Tuesday, December 6, 2011

IRB Concussion Training

The IRB have finally made the training in how to use their Concussion Regulations available; you can look at the regulations, with the modules in the top left of the screen, HERE.

The first thing I have to say is that they are very, very good.

The second thing I have to say is that if the aim is to make it easily accessible for everyone, I cannot for the life of me fathom why it should require registration and an IRB passport to be accessible.

That said, the format is very easy to follow, and very user-friendly. Anyone who has ever seen PADI's online e-Learning training for diving will find it very familiar in the combination of modular units, videos, and knowledge reviews. It was clearly put together at least in part during the recent Rugby World Cup in New Zealand; many of the participants have RWC2011 clothing on them, and the matches that can be seen on the screen behind the referees who talk in it, Bryce Lawrence and George Clancy, are (as far as I can see) from the RWC2011. It deals with the regulations, what the requirements under the regulations are, and how to deal with them. It is, in short, what I and others have been calling for; and it is a resource that anyone else, in any sport that uses the Zurich Consensus - be it football, NFL, GAA, whatever - would be well advised to look at as a model of how to do it.

Of interest for this blog are a couple of points. First, the IRB's website usage under their disclaimer appears to be governed by the law of England and Wales (that the IRB persistently drop the "and Wales" cannot do much for blood pressure west of Offa's Dyke).  However, the training is based not on E&W law of personal injuries, but Irish law. That is extremely interesting, and - as a practitioner in the area in Ireland - gratifying; it does mean, however, that the choice of jurisdiction as regards the IRB remains a very tangled web.

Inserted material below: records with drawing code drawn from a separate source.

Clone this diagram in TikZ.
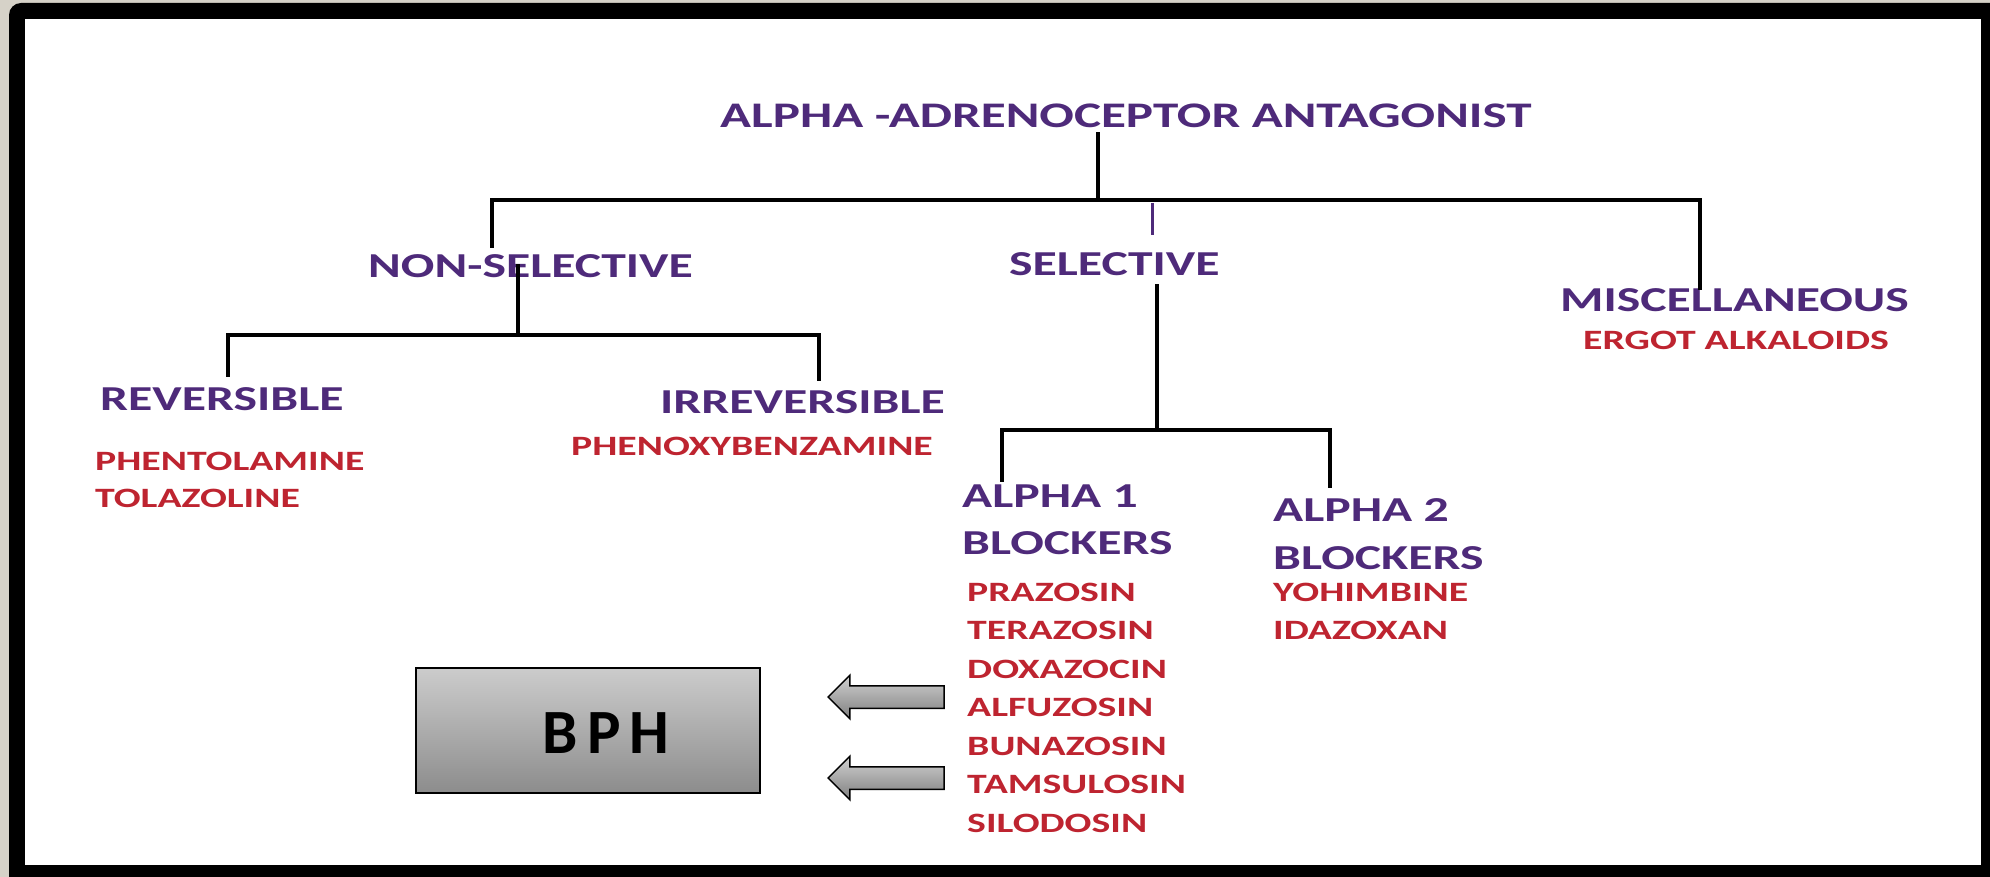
\documentclass[tikz,border=0pt]{standalone}
\usepackage{fontspec}
\setmainfont{Carlito}
\newfontfamily\widefont[FakeStretch=1.42]{Carlito}
\usetikzlibrary{shapes.arrows}
\definecolor{headpurple}{RGB}{78,42,122}
\definecolor{drugred}{RGB}{190,36,48}
\definecolor{framebeige}{RGB}{214,210,200}
\tikzset{
  head/.style={anchor=west, inner sep=0pt, text=headpurple, font=\widefont\bfseries\fontsize{35}{40}\selectfont},
  drug/.style={anchor=west, inner sep=0pt, text=drugred, font=\widefont\bfseries\fontsize{28}{32}\selectfont},
  branch/.style={line width=4pt, line cap=rect},
  tick/.style={line width=3pt, headpurple},
  bphbox/.style={draw, line width=1.5pt, top color=black!20, bottom color=black!45, minimum width=344pt, minimum height=125pt},
  grayarrow/.style={single arrow, shape border rotate=180, draw, line width=1.5pt, top color=black!18, bottom color=black!50, minimum height=116pt, inner xsep=0pt, inner ysep=10.5pt, single arrow head extend=10.5pt, anchor=tip}
}
\begin{document}
\begin{tikzpicture}[x=1pt,y=-1pt]
        \useasboundingbox (0,0) rectangle (1990,877);
        \clip (0,0) rectangle (1990,877);
        % frame
        \fill[framebeige] (0,0) rectangle (1990,877);
        \fill[black, rounded corners=12pt] (9,3) rectangle (2030,920);
        \fill[white] (25,19) rectangle (1981,865);

        % labels
        \node[head, font=\widefont\bfseries\fontsize{36}{40}\selectfont] (title) at (720,115.5) {ALPHA -ADRENOCEPTOR ANTAGONIST};
        \node[head] (nonsel) at (368,266) {NON-SELECTIVE};
        \node[head] (sel) at (1009,264) {SELECTIVE};
        \node[head] (misc) at (1560,300) {MISCELLANEOUS};
        \node[drug] (ergot) at (1583,340) {ERGOT ALKALOIDS};
        \node[head] (rev) at (100,399) {REVERSIBLE};
        \node[drug] (phent) at (95,461) {PHENTOLAMINE};
        \node[drug] (tola) at (95,498) {TOLAZOLINE};
        \node[head] (irrev) at (660,402) {IRREVERSIBLE};
        \node[drug] (phenoxy) at (571,446) {PHENOXYBENZAMINE};
        \node[head] (alphaA) at (962,496) {ALPHA 1};
        \node[head] (blockA) at (962,543) {BLOCKERS};
        \node[head] (alphaB) at (1273,510) {ALPHA 2};
        \node[head] (blockB) at (1273,558) {BLOCKERS};
        \foreach \drugname [count=\i from 0] in {PRAZOSIN,TERAZOSIN,DOXAZOCIN,ALFUZOSIN,BUNAZOSIN,TAMSULOSIN,SILODOSIN}
            \node[drug] (aone-\i) at (967,592+38.5*\i) {\drugname};
        \node[drug] (yohim) at (1273,592) {YOHIMBINE};
        \node[drug] (idaz) at (1273,630) {IDAZOXAN};

        % junctions
        \coordinate (top) at (1098,200);
        \coordinate (barL) at (492,200);
        \coordinate (barR) at (1700,200);
        \coordinate (nsBar) at (518,335);
        \coordinate (nsL) at (228,335);
        \coordinate (nsR) at (819,335);
        \coordinate (sBar) at (1157,430);
        \coordinate (sL) at (1002,430);
        \coordinate (sR) at (1330,430);
        \coordinate (selTick) at (1152,203);

        \draw[branch] ([yshift=-6pt]top |- title.south) -- (top);
        \draw[branch, shorten <=8pt] (barL |- nonsel.north) -- (barL) -- (barR) -- (barR |- misc.north);
        \draw[tick] (selTick) -- ++(0,32);
        \draw[branch] (nsBar |- nonsel.center) -- (nsBar);
        \draw[branch, shorten <=12pt, shorten >=11pt] (nsL |- rev.north) -- (nsL) -- (nsR) -- (nsR |- irrev.north);
        \draw[branch] ([yshift=-10pt]sBar |- sel.south) -- (sBar);
        \draw[branch, shorten <=4pt, shorten >=12pt] (sL |- alphaA.north) -- (sL) -- (sR) -- (sR |- alphaB.north);

        % BPH
        \node[bphbox] (bph) at (588,730.5) {};
        \node[font=\bfseries\fontsize{63}{70}\selectfont, inner sep=0pt] (bphtext) at (606,733) {B\kern9pt P\kern9pt H};
        \node[grayarrow] (arrowA) at (827,697) {};
        \node[grayarrow] (arrowB) at (827,778) {};
    \end{tikzpicture}
\end{document}
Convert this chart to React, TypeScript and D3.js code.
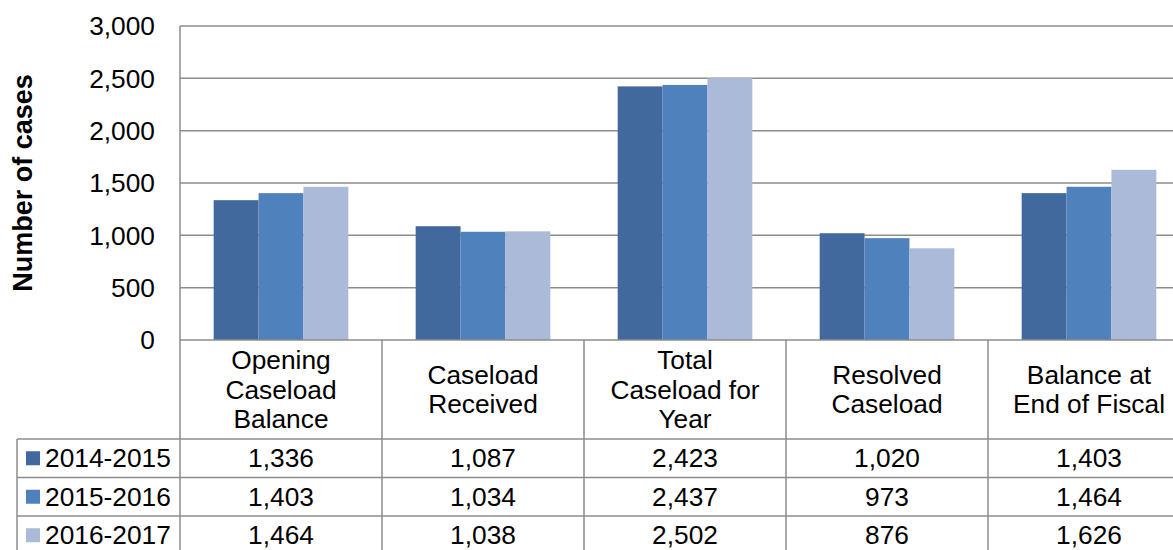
import React from 'react';
import * as d3 from 'd3';

// categories and series
const categories = [
  ['Opening', 'Caseload', 'Balance'],
  ['Caseload', 'Received'],
  ['Total', 'Caseload for', 'Year'],
  ['Resolved', 'Caseload'],
  ['Balance at', 'End of Fiscal'],
];
const seriesNames = ['2014-2015', '2015-2016', '2016-2017'];
const values2014 = [1336, 1087, 2423, 1020, 1403];
const values2015 = [1403, 1034, 2437, 973, 1464];
const values2016 = [1464, 1038, 2502, 876, 1626];
const yTicks = [0, 500, 1000, 1500, 2000, 2500, 3000];
const colors = ['#41699d', '#4f81bd', '#aabad8'];

const W = 1173;
const H = 550;
const FONT = '"Liberation Sans", Arial, sans-serif';
const FS = 26.3;

export default function App() {
  const series = [values2014, values2015, values2016];
  const fmt = d3.format(',');

  // plot area
  const left = 180;
  const colW = 202;
  const top = 26;
  const base = 340;
  const headerBottom = 439;
  const rowH = 38.5;
  const tableLeft = 17;

  const x0 = d3.scaleBand<number>()
    .domain(categories.map((_, i) => i))
    .range([left, left + colW * categories.length]);
  const x1 = d3.scaleBand<number>()
    .domain(seriesNames.map((_, i) => i))
    .range([0, x0.bandwidth()])
    .paddingInner(0)
    .paddingOuter(0.75);
  const y = d3.scaleLinear().domain([0, 3000]).range([base, top]);

  const grid = '#8c8c8c';

  return (
    <svg width={W} height={H} style={{ position: 'absolute', left: 0, top: 0 }} fontFamily={FONT}>
      <rect width={W} height={H} fill="#fff" />

      {/* gridlines */}
      {yTicks.filter(t => t > 0).map(t => (
        <line key={t} x1={left} x2={W} y1={y(t)} y2={y(t)} stroke={grid} strokeWidth={1.5} />
      ))}

      {/* bars */}
      {series.map((vals, s) =>
        vals.map((v, c) => (
          <rect key={`${s}-${c}`}
            x={(x0(c) as number) + (x1(s) as number)}
            y={y(v)}
            width={x1.bandwidth()}
            height={base - y(v)}
            fill={colors[s]} />
        ))
      )}

      {/* y tick labels */}
      {yTicks.map(t => (
        <text key={t} x={155} y={y(t)} dy="0.35em" textAnchor="end" fontSize={FS} fill="#000">
          {fmt(t)}
        </text>
      ))}

      {/* axis title */}
      <text transform={`translate(32,${(top + base) / 2}) rotate(-90)`} textAnchor="middle"
        fontSize={27} fontWeight="bold" fill="#000">Number of cases</text>

      {/* data table lines */}
      <line x1={left} x2={left} y1={top} y2={H} stroke={grid} strokeWidth={1.5} />
      <line x1={left} x2={W} y1={base} y2={base} stroke={grid} strokeWidth={1.5} />
      {seriesNames.map((_, r) => (
        <line key={r} x1={tableLeft} x2={W} y1={headerBottom + r * rowH} y2={headerBottom + r * rowH}
          stroke={grid} strokeWidth={1.5} />
      ))}
      <line x1={tableLeft} x2={tableLeft} y1={headerBottom} y2={H} stroke={grid} strokeWidth={1.5} />
      {categories.map((_, c) => c > 0 && (
        <line key={c} x1={x0(c)} x2={x0(c)} y1={base} y2={H} stroke={grid} strokeWidth={1.5} />
      ))}

      {/* category headers */}
      {categories.map((lines, c) => {
        const cx = (x0(c) as number) + x0.bandwidth() / 2;
        const lh = 29.5;
        const cy = (base + headerBottom) / 2;
        return (
          <text key={c} x={cx} textAnchor="middle" fontSize={FS} fill="#000">
            {lines.map((l, i) => (
              <tspan key={i} x={cx} y={cy + (i - (lines.length - 1) / 2) * lh} dy="0.35em">{l}</tspan>
            ))}
          </text>
        );
      })}

      {/* rows */}
      {series.map((vals, s) => {
        const cy = headerBottom + s * rowH + rowH / 2;
        return (
          <g key={s}>
            <rect x={26} y={cy - 7} width={14} height={14} fill={colors[s]} />
            <text x={45} y={cy} dy="0.35em" fontSize={FS} fill="#000">{seriesNames[s]}</text>
            {vals.map((v, c) => (
              <text key={c} x={(x0(c) as number) + x0.bandwidth() / 2} y={cy} dy="0.35em"
                textAnchor="middle" fontSize={FS} fill="#000">{fmt(v)}</text>
            ))}
          </g>
        );
      })}
    </svg>
  );
}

Secondly, it means that the IRFU has no excuses now not to roll out and enforce this training. Any suggestion that the Concussion Regulations did not change the status quo or that referees should not be using the Pocket Scat 2 Card (and amazing though this seems, the IRFU website openly states that, "[w]hile referees will see a reference to Pocket Scat2 in the iRB Guidelines, it is important to clarify that it is not necessary to attempt to use this to assist in the identification of suspected concussion.") can safely be dismissed when you hear Bryce Lawrence, on an IRB training guide under Irish law stating that referees should regard the Pocket Scat 2 Card as part of their on-field kit and use it. The same would, of course, apply to unions such as the WRU and SRU if they have not yet used this training.

Thirdly, the past failures of the IRB, IRFU and others are now thrown into sharp relief. Under these guidelines, the Morgan Parra and Will Genia incidents were, unequivocally, wrongly handled. The regulations put in place for player safety were not enforced; and that, under Vowles v. Evans, which would be good authority in Ireland, means potential liability.

In summation; a very good job, if late. To coaches and referees, I would say, simply; look at it, learn it, and always, always follow it - for your own sake, as well as that of the players.